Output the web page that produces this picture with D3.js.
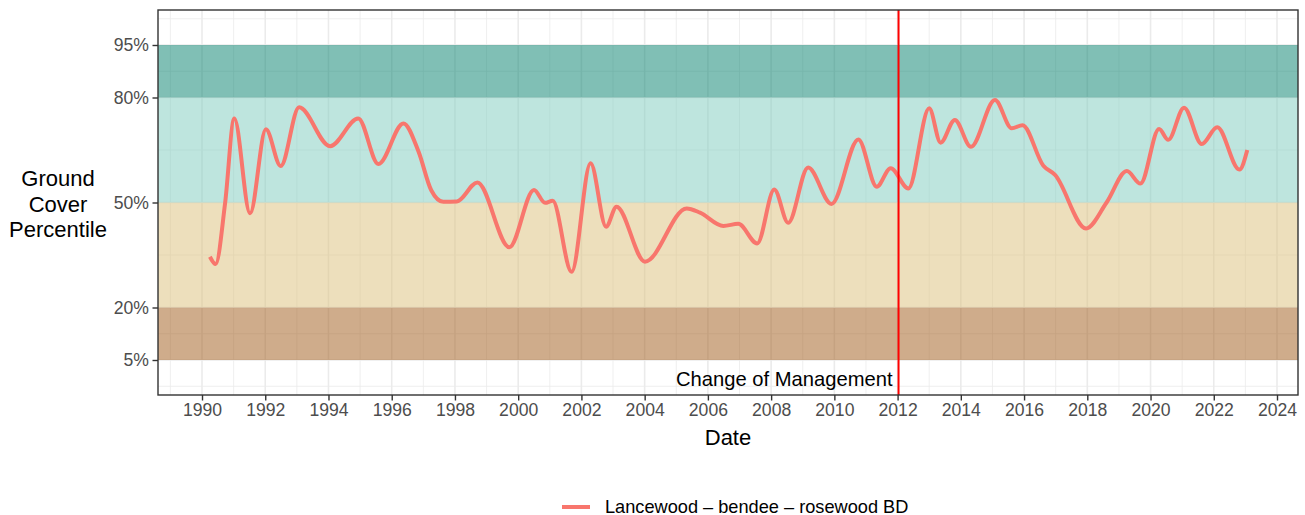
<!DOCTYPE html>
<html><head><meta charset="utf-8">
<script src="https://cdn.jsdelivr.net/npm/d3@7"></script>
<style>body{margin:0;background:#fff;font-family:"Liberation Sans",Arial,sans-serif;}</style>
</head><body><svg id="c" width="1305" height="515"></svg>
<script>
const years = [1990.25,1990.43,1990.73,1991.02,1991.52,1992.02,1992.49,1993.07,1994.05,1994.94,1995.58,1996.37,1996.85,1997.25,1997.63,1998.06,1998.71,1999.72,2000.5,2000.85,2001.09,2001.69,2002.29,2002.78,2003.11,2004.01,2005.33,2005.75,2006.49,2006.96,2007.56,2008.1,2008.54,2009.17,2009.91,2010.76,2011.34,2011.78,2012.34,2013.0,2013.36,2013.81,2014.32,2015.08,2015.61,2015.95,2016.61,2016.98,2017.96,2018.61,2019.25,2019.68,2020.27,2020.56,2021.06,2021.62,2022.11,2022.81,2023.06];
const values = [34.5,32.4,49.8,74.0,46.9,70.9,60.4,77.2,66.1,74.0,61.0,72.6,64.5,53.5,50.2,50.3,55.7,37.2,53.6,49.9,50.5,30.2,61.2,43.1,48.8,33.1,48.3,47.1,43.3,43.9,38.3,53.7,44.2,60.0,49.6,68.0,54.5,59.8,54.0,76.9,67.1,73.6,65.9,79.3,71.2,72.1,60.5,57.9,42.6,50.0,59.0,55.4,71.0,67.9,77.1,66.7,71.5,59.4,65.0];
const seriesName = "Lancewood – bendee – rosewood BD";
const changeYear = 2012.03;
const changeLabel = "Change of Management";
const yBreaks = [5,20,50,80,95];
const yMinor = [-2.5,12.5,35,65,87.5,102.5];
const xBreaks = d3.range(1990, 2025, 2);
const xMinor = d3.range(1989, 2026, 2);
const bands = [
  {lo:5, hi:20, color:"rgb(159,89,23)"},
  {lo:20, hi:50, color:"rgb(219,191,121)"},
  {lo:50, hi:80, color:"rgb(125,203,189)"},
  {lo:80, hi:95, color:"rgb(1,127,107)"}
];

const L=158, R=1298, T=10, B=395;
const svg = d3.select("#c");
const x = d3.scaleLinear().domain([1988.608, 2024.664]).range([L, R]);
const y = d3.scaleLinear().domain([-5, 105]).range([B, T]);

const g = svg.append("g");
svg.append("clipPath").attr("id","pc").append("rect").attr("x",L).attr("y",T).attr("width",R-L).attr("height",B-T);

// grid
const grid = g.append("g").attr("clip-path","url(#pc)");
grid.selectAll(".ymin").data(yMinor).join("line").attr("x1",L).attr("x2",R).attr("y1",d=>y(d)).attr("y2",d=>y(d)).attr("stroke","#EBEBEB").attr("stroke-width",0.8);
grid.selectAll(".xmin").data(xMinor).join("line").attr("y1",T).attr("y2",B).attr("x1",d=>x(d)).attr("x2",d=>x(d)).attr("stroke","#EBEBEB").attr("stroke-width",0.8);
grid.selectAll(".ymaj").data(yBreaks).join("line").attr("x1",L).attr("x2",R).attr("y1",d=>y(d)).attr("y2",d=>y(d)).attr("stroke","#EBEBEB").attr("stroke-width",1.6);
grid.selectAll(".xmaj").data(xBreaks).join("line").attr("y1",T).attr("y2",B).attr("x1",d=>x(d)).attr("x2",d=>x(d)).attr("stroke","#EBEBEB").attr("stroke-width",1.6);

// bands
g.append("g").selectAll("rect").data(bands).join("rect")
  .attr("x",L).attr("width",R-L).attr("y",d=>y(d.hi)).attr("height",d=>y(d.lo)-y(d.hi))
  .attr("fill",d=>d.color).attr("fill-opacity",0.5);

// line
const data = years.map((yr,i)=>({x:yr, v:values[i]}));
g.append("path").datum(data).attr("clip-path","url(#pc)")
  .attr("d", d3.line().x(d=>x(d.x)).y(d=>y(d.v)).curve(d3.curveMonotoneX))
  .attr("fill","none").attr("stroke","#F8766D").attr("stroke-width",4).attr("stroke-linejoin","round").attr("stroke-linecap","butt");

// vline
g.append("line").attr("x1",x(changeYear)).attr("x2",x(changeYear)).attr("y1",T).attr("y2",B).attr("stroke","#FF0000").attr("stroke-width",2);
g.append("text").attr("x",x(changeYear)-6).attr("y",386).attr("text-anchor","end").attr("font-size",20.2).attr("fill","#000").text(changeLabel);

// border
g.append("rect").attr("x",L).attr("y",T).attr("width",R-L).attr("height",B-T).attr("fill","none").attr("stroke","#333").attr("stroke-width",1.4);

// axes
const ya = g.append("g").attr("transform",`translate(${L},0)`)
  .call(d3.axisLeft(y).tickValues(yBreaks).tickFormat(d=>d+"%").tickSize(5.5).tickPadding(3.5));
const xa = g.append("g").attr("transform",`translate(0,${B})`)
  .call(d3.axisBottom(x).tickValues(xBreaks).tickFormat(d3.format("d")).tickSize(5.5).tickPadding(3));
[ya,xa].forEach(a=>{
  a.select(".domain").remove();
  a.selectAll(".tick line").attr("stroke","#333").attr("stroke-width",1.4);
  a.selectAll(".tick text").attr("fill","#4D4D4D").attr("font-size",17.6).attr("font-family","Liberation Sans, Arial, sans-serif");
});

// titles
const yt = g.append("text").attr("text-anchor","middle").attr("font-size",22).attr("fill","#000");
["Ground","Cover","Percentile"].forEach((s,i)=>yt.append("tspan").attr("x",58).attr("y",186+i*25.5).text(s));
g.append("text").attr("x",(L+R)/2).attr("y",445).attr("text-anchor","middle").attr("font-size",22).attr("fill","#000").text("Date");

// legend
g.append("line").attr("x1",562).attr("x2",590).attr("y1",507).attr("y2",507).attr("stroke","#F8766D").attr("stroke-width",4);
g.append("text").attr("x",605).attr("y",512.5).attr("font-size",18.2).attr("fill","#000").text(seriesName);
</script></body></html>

__What you are asked to do__. Reproduce the listing above exactly, excluding all pictures.

__Answer to this task__.
Output the web page that produces this picture with D3.js.
<!DOCTYPE html>
<html><head><meta charset="utf-8">
<script src="https://cdn.jsdelivr.net/npm/d3@7"></script>
<style>body{margin:0;background:#fff;font-family:"Liberation Sans",Arial,sans-serif;}</style>
</head><body><svg id="c" width="1305" height="515"></svg>
<script>
const years = [1990.25,1990.43,1990.73,1991.02,1991.52,1992.02,1992.49,1993.07,1994.05,1994.94,1995.58,1996.37,1996.85,1997.25,1997.63,1998.06,1998.71,1999.72,2000.5,2000.85,2001.09,2001.69,2002.29,2002.78,2003.11,2004.01,2005.33,2005.75,2006.49,2006.96,2007.56,2008.1,2008.54,2009.17,2009.91,2010.76,2011.34,2011.78,2012.34,2013.0,2013.36,2013.81,2014.32,2015.08,2015.61,2015.95,2016.61,2016.98,2017.96,2018.61,2019.25,2019.68,2020.27,2020.56,2021.06,2021.62,2022.11,2022.81,2023.06];
const values = [34.5,32.4,49.8,74.0,46.9,70.9,60.4,77.2,66.1,74.0,61.0,72.6,64.5,53.5,50.2,50.3,55.7,37.2,53.6,49.9,50.5,30.2,61.2,43.1,48.8,33.1,48.3,47.1,43.3,43.9,38.3,53.7,44.2,60.0,49.6,68.0,54.5,59.8,54.0,76.9,67.1,73.6,65.9,79.3,71.2,72.1,60.5,57.9,42.6,50.0,59.0,55.4,71.0,67.9,77.1,66.7,71.5,59.4,65.0];
const seriesName = "Lancewood – bendee – rosewood BD";
const changeYear = 2012.03;
const changeLabel = "Change of Management";
const yBreaks = [5,20,50,80,95];
const yMinor = [-2.5,12.5,35,65,87.5,102.5];
const xBreaks = d3.range(1990, 2025, 2);
const xMinor = d3.range(1989, 2026, 2);
const bands = [
  {lo:5, hi:20, color:"rgb(159,89,23)"},
  {lo:20, hi:50, color:"rgb(219,191,121)"},
  {lo:50, hi:80, color:"rgb(125,203,189)"},
  {lo:80, hi:95, color:"rgb(1,127,107)"}
];

const L=158, R=1298, T=10, B=395;
const svg = d3.select("#c");
const x = d3.scaleLinear().domain([1988.608, 2024.664]).range([L, R]);
const y = d3.scaleLinear().domain([-5, 105]).range([B, T]);

const g = svg.append("g");
svg.append("clipPath").attr("id","pc").append("rect").attr("x",L).attr("y",T).attr("width",R-L).attr("height",B-T);

// grid
const grid = g.append("g").attr("clip-path","url(#pc)");
grid.selectAll(".ymin").data(yMinor).join("line").attr("x1",L).attr("x2",R).attr("y1",d=>y(d)).attr("y2",d=>y(d)).attr("stroke","#EBEBEB").attr("stroke-width",0.8);
grid.selectAll(".xmin").data(xMinor).join("line").attr("y1",T).attr("y2",B).attr("x1",d=>x(d)).attr("x2",d=>x(d)).attr("stroke","#EBEBEB").attr("stroke-width",0.8);
grid.selectAll(".ymaj").data(yBreaks).join("line").attr("x1",L).attr("x2",R).attr("y1",d=>y(d)).attr("y2",d=>y(d)).attr("stroke","#EBEBEB").attr("stroke-width",1.6);
grid.selectAll(".xmaj").data(xBreaks).join("line").attr("y1",T).attr("y2",B).attr("x1",d=>x(d)).attr("x2",d=>x(d)).attr("stroke","#EBEBEB").attr("stroke-width",1.6);

// bands
g.append("g").selectAll("rect").data(bands).join("rect")
  .attr("x",L).attr("width",R-L).attr("y",d=>y(d.hi)).attr("height",d=>y(d.lo)-y(d.hi))
  .attr("fill",d=>d.color).attr("fill-opacity",0.5);

// line
const data = years.map((yr,i)=>({x:yr, v:values[i]}));
g.append("path").datum(data).attr("clip-path","url(#pc)")
  .attr("d", d3.line().x(d=>x(d.x)).y(d=>y(d.v)).curve(d3.curveMonotoneX))
  .attr("fill","none").attr("stroke","#F8766D").attr("stroke-width",4).attr("stroke-linejoin","round").attr("stroke-linecap","butt");

// vline
g.append("line").attr("x1",x(changeYear)).attr("x2",x(changeYear)).attr("y1",T).attr("y2",B).attr("stroke","#FF0000").attr("stroke-width",2);
g.append("text").attr("x",x(changeYear)-6).attr("y",386).attr("text-anchor","end").attr("font-size",20.2).attr("fill","#000").text(changeLabel);

// border
g.append("rect").attr("x",L).attr("y",T).attr("width",R-L).attr("height",B-T).attr("fill","none").attr("stroke","#333").attr("stroke-width",1.4);

// axes
const ya = g.append("g").attr("transform",`translate(${L},0)`)
  .call(d3.axisLeft(y).tickValues(yBreaks).tickFormat(d=>d+"%").tickSize(5.5).tickPadding(3.5));
const xa = g.append("g").attr("transform",`translate(0,${B})`)
  .call(d3.axisBottom(x).tickValues(xBreaks).tickFormat(d3.format("d")).tickSize(5.5).tickPadding(3));
[ya,xa].forEach(a=>{
  a.select(".domain").remove();
  a.selectAll(".tick line").attr("stroke","#333").attr("stroke-width",1.4);
  a.selectAll(".tick text").attr("fill","#4D4D4D").attr("font-size",17.6).attr("font-family","Liberation Sans, Arial, sans-serif");
});

// titles
const yt = g.append("text").attr("text-anchor","middle").attr("font-size",22).attr("fill","#000");
["Ground","Cover","Percentile"].forEach((s,i)=>yt.append("tspan").attr("x",58).attr("y",186+i*25.5).text(s));
g.append("text").attr("x",(L+R)/2).attr("y",445).attr("text-anchor","middle").attr("font-size",22).attr("fill","#000").text("Date");

// legend
g.append("line").attr("x1",562).attr("x2",590).attr("y1",507).attr("y2",507).attr("stroke","#F8766D").attr("stroke-width",4);
g.append("text").attr("x",605).attr("y",512.5).attr("font-size",18.2).attr("fill","#000").text(seriesName);
</script></body></html>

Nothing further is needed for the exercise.